[SHORT PROBLEM] Give back exactly the lines from the start of the listing to the line containing "532, 536, 535];", inclusive, and nothing beyond them.

[PROVIDED DATA]
● ● ● ● ●
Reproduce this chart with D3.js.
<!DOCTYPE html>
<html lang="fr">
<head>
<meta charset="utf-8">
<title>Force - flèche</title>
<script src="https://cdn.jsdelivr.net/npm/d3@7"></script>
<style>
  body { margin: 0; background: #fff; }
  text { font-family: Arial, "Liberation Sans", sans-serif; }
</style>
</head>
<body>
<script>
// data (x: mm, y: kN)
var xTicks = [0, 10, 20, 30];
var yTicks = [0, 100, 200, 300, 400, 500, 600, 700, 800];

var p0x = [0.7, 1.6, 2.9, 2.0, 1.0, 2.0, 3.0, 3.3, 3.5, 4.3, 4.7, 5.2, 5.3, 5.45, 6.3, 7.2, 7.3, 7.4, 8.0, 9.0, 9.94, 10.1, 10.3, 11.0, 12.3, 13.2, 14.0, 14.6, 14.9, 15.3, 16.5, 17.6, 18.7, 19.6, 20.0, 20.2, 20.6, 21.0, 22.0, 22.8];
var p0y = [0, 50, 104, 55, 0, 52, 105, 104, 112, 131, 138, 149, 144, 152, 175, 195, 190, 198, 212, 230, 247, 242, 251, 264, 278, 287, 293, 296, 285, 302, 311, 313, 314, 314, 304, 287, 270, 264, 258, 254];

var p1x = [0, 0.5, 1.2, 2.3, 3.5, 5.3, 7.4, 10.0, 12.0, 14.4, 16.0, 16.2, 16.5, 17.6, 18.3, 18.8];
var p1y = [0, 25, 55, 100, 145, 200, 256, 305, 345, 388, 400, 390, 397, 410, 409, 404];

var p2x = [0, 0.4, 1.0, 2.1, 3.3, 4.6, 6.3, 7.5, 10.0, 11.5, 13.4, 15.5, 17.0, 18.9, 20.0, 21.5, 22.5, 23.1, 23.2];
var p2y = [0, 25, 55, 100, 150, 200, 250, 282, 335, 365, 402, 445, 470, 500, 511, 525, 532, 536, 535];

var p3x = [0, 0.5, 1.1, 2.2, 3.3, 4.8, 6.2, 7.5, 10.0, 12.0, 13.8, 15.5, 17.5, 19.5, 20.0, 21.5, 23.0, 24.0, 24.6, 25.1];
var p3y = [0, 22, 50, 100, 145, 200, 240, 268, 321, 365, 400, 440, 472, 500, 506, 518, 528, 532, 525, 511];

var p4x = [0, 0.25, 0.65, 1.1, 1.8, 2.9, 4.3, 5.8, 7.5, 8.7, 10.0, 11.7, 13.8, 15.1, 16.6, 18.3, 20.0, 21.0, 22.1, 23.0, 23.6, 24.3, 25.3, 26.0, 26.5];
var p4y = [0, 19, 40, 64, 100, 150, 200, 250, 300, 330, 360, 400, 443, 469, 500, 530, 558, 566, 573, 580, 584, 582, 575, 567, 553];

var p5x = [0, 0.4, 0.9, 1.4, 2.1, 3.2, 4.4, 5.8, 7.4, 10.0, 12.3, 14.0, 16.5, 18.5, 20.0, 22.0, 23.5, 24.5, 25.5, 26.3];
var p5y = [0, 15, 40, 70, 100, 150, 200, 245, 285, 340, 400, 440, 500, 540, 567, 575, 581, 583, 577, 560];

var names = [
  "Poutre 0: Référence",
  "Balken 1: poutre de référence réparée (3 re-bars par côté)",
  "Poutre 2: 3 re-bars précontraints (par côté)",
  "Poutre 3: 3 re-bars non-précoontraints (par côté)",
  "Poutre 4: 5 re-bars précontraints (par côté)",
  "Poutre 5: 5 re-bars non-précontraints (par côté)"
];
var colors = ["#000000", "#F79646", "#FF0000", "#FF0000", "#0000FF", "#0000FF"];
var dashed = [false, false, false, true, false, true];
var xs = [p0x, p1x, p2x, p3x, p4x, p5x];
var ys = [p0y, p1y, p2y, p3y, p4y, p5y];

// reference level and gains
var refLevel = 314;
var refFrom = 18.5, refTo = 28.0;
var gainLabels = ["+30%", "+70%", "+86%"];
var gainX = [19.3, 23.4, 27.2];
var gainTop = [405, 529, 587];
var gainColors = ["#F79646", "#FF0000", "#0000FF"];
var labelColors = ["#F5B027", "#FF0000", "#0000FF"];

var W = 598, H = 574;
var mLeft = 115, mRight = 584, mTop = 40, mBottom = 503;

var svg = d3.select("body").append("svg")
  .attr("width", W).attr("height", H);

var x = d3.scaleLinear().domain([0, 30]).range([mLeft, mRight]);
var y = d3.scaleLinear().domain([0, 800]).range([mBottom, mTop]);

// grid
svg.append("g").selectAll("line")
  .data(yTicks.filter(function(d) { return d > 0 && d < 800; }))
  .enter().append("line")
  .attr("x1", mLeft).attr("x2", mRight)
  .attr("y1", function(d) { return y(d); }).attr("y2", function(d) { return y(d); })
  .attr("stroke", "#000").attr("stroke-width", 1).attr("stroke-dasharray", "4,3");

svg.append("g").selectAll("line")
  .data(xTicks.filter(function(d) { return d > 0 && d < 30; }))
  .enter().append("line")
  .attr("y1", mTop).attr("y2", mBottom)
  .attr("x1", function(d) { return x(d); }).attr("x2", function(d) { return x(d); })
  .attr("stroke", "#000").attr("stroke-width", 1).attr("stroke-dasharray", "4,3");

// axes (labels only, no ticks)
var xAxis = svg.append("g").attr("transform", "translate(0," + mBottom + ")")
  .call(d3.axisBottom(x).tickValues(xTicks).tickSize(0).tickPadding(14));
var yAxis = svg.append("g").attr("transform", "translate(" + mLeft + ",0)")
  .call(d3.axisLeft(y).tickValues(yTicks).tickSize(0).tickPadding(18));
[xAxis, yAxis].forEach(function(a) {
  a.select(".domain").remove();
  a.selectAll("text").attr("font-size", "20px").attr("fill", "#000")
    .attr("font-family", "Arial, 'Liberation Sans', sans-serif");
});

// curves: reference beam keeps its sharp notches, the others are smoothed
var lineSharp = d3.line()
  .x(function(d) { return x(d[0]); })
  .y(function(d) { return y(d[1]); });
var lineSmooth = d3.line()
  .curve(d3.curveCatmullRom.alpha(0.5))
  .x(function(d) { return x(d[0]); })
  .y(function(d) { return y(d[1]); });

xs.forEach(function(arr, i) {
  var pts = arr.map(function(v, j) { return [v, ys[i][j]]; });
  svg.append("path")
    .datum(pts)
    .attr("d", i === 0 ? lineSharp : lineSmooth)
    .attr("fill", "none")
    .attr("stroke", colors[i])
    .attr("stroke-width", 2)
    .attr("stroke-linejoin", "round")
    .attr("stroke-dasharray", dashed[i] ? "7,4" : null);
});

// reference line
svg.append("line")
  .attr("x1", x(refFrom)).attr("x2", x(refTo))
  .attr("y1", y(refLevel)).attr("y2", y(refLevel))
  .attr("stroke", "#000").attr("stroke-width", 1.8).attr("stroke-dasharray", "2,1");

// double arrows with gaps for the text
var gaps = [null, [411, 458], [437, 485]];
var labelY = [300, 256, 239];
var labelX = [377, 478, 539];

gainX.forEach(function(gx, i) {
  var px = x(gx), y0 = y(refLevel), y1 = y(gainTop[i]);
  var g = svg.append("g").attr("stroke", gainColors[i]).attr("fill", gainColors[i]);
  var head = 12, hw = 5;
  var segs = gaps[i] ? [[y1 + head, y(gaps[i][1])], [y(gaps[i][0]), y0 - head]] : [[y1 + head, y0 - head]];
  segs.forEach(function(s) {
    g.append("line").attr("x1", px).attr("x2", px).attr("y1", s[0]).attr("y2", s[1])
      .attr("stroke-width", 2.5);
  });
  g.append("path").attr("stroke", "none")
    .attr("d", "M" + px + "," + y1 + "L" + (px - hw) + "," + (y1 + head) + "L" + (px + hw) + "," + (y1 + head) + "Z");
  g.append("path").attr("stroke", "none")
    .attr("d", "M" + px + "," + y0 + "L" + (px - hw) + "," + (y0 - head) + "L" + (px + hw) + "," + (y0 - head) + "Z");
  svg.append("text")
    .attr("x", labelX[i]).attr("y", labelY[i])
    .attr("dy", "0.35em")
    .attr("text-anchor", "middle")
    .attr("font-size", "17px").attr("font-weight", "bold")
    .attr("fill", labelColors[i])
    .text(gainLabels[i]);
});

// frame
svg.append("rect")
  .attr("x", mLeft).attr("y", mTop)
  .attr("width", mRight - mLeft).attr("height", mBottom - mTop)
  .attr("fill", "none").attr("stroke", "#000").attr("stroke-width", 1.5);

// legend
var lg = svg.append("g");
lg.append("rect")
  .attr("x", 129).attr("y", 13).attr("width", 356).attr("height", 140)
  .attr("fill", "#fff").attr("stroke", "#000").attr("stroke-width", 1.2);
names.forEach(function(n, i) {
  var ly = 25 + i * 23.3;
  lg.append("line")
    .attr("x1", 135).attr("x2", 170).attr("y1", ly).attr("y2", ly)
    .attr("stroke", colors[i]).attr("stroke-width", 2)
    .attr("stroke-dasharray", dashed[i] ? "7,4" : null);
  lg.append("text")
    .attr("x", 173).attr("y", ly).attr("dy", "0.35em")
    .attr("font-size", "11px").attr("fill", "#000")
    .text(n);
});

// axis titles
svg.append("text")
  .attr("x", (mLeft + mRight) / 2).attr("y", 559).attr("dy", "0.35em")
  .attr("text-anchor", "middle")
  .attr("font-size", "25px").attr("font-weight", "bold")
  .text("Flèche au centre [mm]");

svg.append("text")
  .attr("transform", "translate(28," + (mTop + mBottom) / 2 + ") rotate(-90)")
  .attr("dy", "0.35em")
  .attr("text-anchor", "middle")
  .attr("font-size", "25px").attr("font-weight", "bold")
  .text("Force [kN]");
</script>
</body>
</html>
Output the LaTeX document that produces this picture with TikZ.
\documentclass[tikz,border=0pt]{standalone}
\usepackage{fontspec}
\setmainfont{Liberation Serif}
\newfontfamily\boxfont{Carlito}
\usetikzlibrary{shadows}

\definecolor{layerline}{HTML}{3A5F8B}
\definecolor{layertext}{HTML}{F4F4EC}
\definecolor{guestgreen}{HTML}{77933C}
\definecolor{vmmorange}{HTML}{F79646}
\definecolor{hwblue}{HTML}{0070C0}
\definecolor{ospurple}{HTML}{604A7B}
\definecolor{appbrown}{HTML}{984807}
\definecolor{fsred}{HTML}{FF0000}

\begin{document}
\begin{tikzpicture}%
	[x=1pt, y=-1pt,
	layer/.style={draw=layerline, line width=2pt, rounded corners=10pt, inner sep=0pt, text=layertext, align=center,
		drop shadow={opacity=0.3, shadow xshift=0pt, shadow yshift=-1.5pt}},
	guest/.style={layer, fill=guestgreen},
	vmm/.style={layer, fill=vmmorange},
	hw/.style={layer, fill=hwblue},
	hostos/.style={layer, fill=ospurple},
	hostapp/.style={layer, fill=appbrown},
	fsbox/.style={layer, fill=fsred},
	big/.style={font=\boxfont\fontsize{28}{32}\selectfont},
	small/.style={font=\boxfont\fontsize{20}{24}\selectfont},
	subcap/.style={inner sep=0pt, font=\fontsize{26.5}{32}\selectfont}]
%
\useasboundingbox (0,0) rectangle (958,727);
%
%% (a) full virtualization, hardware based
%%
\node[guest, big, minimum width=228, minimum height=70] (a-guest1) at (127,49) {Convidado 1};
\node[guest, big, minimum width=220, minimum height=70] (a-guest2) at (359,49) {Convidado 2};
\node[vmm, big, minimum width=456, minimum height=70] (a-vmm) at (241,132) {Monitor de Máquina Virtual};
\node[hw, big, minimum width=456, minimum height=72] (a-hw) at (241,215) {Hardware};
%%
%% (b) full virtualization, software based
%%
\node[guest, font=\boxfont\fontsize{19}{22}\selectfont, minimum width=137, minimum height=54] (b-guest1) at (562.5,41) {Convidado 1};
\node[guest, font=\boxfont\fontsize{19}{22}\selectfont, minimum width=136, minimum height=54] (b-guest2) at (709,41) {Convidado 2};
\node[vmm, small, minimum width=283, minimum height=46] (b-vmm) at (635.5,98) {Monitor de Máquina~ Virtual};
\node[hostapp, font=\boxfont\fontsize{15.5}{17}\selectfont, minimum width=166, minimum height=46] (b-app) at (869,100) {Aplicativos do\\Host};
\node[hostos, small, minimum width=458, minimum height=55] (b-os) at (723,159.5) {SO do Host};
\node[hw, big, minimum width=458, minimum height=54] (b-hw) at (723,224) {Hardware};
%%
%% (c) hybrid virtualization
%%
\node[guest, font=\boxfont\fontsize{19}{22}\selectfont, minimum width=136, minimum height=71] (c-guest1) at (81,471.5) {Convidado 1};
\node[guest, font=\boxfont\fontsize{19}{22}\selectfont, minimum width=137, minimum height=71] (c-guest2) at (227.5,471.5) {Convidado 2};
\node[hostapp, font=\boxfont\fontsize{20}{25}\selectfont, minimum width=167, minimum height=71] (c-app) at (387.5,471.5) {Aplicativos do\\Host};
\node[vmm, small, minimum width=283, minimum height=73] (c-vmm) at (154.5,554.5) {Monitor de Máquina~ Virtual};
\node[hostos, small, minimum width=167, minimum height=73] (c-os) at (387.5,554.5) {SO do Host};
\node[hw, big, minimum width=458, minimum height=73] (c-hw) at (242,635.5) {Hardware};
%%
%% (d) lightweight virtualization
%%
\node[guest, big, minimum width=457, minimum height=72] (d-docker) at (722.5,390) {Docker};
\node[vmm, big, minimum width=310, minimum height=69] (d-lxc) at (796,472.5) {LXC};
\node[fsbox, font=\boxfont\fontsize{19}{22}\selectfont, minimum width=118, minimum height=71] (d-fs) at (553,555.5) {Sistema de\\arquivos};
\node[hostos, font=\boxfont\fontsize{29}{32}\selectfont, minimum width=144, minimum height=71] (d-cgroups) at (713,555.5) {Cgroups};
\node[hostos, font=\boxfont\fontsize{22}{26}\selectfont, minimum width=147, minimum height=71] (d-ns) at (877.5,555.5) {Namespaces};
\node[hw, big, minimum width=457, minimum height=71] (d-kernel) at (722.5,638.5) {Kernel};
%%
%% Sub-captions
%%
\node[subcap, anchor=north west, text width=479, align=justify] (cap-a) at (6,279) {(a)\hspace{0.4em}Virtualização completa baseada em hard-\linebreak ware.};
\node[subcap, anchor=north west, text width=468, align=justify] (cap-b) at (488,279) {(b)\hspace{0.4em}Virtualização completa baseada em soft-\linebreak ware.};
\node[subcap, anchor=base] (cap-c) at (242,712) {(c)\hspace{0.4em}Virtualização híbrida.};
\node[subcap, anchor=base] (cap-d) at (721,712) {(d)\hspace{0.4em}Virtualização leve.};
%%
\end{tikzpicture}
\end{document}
● ● ● ● ●
[ANSWER]
Reproduce this chart with D3.js.
<!DOCTYPE html>
<html lang="fr">
<head>
<meta charset="utf-8">
<title>Force - flèche</title>
<script src="https://cdn.jsdelivr.net/npm/d3@7"></script>
<style>
  body { margin: 0; background: #fff; }
  text { font-family: Arial, "Liberation Sans", sans-serif; }
</style>
</head>
<body>
<script>
// data (x: mm, y: kN)
var xTicks = [0, 10, 20, 30];
var yTicks = [0, 100, 200, 300, 400, 500, 600, 700, 800];

var p0x = [0.7, 1.6, 2.9, 2.0, 1.0, 2.0, 3.0, 3.3, 3.5, 4.3, 4.7, 5.2, 5.3, 5.45, 6.3, 7.2, 7.3, 7.4, 8.0, 9.0, 9.94, 10.1, 10.3, 11.0, 12.3, 13.2, 14.0, 14.6, 14.9, 15.3, 16.5, 17.6, 18.7, 19.6, 20.0, 20.2, 20.6, 21.0, 22.0, 22.8];
var p0y = [0, 50, 104, 55, 0, 52, 105, 104, 112, 131, 138, 149, 144, 152, 175, 195, 190, 198, 212, 230, 247, 242, 251, 264, 278, 287, 293, 296, 285, 302, 311, 313, 314, 314, 304, 287, 270, 264, 258, 254];

var p1x = [0, 0.5, 1.2, 2.3, 3.5, 5.3, 7.4, 10.0, 12.0, 14.4, 16.0, 16.2, 16.5, 17.6, 18.3, 18.8];
var p1y = [0, 25, 55, 100, 145, 200, 256, 305, 345, 388, 400, 390, 397, 410, 409, 404];

var p2x = [0, 0.4, 1.0, 2.1, 3.3, 4.6, 6.3, 7.5, 10.0, 11.5, 13.4, 15.5, 17.0, 18.9, 20.0, 21.5, 22.5, 23.1, 23.2];
var p2y = [0, 25, 55, 100, 150, 200, 250, 282, 335, 365, 402, 445, 470, 500, 511, 525, 532, 536, 535];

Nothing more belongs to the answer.